THE EXERCISE:
Using the data that follows, return exactly the lines from the one that contains "Clone this chart in Bokeh." through the one that contains "from bokeh.resources import INLINE", ends included.

— Begin RECORDS PROVIDED —

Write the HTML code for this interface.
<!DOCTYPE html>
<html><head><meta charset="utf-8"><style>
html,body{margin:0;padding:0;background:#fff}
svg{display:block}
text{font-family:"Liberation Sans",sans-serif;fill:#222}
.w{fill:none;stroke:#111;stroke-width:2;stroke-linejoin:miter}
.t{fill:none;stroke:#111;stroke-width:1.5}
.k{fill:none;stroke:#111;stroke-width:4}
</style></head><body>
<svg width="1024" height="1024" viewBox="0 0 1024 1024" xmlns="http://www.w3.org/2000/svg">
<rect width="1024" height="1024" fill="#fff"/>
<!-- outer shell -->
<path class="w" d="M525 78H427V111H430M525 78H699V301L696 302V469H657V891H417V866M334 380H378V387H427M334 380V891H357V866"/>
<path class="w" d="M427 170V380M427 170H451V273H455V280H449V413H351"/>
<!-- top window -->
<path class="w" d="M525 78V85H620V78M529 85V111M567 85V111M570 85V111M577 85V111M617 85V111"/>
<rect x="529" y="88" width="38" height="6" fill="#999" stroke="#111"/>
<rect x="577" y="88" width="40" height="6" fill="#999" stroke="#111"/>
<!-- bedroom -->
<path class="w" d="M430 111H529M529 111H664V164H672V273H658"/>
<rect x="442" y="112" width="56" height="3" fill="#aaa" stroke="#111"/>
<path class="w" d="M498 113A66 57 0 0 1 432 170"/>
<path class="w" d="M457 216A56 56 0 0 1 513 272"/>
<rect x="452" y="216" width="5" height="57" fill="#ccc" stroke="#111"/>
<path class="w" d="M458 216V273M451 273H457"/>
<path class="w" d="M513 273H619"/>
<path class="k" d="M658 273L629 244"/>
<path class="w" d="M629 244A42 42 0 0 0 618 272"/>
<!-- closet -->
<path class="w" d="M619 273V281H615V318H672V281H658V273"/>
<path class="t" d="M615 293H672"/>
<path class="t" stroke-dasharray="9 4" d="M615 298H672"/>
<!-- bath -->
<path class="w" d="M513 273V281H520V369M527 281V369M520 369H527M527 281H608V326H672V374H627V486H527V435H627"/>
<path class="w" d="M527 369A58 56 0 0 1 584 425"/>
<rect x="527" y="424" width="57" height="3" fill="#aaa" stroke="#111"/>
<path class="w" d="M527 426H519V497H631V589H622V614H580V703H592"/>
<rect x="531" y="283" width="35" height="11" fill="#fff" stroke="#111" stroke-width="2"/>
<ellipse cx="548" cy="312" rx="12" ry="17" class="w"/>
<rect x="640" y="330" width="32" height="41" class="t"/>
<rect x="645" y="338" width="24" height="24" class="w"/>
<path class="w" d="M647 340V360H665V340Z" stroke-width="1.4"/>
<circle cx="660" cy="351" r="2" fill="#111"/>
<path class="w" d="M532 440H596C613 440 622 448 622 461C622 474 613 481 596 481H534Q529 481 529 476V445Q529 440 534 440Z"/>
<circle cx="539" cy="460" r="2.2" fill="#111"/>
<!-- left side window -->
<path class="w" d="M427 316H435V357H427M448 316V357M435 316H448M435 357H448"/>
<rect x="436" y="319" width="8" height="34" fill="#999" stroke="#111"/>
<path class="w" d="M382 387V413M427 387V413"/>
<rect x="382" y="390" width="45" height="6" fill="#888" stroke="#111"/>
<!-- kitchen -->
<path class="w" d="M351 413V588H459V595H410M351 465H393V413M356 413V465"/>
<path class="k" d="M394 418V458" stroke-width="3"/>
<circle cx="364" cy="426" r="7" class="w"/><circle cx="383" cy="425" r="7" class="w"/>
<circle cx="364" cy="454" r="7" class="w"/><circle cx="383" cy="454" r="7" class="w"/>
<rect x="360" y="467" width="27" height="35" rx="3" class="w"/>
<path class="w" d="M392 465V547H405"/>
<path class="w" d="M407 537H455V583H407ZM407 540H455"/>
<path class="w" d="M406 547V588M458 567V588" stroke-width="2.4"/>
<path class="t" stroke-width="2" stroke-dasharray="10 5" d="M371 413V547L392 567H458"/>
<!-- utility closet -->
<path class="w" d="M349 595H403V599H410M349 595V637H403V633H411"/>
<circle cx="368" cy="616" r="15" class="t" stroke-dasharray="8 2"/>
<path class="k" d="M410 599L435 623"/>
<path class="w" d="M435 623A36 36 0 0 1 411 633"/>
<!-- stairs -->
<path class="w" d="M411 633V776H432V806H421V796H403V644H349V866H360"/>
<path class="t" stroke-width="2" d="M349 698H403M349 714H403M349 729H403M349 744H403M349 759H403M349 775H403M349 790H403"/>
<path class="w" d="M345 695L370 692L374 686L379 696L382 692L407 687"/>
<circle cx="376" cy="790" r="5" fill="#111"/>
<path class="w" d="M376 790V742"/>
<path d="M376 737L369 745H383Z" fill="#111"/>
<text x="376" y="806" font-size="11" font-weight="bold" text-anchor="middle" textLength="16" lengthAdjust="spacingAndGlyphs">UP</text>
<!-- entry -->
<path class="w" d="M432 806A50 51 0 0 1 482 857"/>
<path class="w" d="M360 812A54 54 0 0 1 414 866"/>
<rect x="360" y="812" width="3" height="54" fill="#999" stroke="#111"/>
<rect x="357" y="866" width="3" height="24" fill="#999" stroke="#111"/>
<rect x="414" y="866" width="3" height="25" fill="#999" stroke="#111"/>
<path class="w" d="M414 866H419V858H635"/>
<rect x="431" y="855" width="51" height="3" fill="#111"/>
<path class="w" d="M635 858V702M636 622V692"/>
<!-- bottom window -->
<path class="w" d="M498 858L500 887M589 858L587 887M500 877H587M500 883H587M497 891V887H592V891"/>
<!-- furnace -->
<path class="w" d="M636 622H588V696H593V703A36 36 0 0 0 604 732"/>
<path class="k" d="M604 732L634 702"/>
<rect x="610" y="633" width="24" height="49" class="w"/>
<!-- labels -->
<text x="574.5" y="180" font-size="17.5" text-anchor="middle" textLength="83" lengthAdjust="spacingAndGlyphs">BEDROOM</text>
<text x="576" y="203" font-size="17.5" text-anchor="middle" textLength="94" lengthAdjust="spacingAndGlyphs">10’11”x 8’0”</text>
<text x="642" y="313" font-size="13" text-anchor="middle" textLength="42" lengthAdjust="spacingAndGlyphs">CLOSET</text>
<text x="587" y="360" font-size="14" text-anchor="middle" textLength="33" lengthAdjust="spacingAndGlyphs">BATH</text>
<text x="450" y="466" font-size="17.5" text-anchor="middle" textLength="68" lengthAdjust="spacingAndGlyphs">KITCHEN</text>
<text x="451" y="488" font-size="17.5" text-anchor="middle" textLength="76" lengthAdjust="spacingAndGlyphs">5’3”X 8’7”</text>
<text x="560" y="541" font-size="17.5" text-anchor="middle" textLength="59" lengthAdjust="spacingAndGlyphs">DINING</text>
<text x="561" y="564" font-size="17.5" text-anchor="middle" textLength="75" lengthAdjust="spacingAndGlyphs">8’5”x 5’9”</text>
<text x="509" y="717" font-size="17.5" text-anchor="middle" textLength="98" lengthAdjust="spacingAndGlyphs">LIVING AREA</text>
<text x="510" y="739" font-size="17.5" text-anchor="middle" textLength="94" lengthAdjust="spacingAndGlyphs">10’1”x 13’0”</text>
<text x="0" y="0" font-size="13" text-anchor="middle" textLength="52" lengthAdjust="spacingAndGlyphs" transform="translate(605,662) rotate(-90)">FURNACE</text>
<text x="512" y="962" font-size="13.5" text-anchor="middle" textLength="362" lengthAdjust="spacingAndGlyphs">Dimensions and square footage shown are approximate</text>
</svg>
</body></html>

— End RECORDS PROVIDED —
— Begin RECORDS PROVIDED —

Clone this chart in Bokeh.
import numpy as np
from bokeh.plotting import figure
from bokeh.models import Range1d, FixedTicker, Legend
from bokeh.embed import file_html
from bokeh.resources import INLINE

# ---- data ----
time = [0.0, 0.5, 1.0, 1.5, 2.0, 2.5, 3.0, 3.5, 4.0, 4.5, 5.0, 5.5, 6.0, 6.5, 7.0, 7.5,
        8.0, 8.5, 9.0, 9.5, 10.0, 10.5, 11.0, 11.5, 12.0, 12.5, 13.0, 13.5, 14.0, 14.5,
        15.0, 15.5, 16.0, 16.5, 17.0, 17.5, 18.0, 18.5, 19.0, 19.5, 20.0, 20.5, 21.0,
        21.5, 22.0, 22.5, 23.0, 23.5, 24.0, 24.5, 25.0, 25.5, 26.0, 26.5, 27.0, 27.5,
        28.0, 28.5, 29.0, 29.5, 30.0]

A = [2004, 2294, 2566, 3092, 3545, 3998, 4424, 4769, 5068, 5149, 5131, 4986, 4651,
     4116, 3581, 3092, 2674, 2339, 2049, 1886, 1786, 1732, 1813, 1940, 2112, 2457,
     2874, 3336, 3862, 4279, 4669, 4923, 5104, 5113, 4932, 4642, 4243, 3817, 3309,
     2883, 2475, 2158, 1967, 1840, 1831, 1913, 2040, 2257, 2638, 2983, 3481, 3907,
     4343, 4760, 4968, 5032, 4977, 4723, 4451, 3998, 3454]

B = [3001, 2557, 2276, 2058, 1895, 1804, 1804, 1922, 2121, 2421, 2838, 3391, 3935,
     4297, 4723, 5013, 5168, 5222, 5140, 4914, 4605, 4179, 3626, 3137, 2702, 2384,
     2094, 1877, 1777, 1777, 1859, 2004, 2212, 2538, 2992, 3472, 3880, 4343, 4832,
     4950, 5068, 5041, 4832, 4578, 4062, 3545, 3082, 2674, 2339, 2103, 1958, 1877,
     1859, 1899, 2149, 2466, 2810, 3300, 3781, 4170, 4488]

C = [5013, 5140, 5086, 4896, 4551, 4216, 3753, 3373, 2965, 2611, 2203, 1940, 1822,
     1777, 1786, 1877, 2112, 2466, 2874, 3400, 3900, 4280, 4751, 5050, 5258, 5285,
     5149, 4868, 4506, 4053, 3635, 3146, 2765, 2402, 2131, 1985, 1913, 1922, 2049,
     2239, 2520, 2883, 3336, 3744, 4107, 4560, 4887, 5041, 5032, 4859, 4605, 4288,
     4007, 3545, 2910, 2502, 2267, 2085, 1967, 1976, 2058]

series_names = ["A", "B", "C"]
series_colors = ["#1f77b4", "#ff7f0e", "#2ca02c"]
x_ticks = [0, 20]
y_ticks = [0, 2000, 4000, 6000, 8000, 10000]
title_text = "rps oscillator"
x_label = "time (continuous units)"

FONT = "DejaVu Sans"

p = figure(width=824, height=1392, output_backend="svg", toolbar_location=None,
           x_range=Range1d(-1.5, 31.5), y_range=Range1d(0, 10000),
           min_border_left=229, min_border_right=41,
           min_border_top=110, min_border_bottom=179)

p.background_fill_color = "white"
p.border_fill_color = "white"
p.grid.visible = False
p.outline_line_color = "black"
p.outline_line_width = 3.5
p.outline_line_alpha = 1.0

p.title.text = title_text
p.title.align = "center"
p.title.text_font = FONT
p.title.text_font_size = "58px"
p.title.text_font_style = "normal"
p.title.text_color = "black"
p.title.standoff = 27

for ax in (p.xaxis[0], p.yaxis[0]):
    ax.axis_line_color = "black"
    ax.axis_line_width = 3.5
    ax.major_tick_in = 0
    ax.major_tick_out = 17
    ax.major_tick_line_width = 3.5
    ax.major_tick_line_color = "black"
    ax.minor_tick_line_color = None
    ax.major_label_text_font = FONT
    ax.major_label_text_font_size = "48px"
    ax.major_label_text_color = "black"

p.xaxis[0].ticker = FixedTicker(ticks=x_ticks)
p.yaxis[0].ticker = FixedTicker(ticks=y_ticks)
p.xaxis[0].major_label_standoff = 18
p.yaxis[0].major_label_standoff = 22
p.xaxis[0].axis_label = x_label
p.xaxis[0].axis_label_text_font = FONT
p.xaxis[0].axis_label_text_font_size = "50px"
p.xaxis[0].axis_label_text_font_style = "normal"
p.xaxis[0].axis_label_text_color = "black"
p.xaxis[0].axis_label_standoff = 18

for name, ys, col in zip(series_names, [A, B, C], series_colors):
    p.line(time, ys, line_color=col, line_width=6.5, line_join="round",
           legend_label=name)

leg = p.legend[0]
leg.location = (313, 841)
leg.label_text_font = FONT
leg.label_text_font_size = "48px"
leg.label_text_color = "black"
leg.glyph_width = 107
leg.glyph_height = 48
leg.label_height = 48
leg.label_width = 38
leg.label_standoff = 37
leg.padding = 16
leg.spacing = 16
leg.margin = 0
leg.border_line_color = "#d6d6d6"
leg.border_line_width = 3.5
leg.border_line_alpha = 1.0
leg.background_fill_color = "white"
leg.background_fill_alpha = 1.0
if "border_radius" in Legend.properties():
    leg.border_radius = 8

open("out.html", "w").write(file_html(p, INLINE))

— End RECORDS PROVIDED —

RESULT OF THIS EXERCISE:
Clone this chart in Bokeh.
import numpy as np
from bokeh.plotting import figure
from bokeh.models import Range1d, FixedTicker, Legend
from bokeh.embed import file_html
from bokeh.resources import INLINE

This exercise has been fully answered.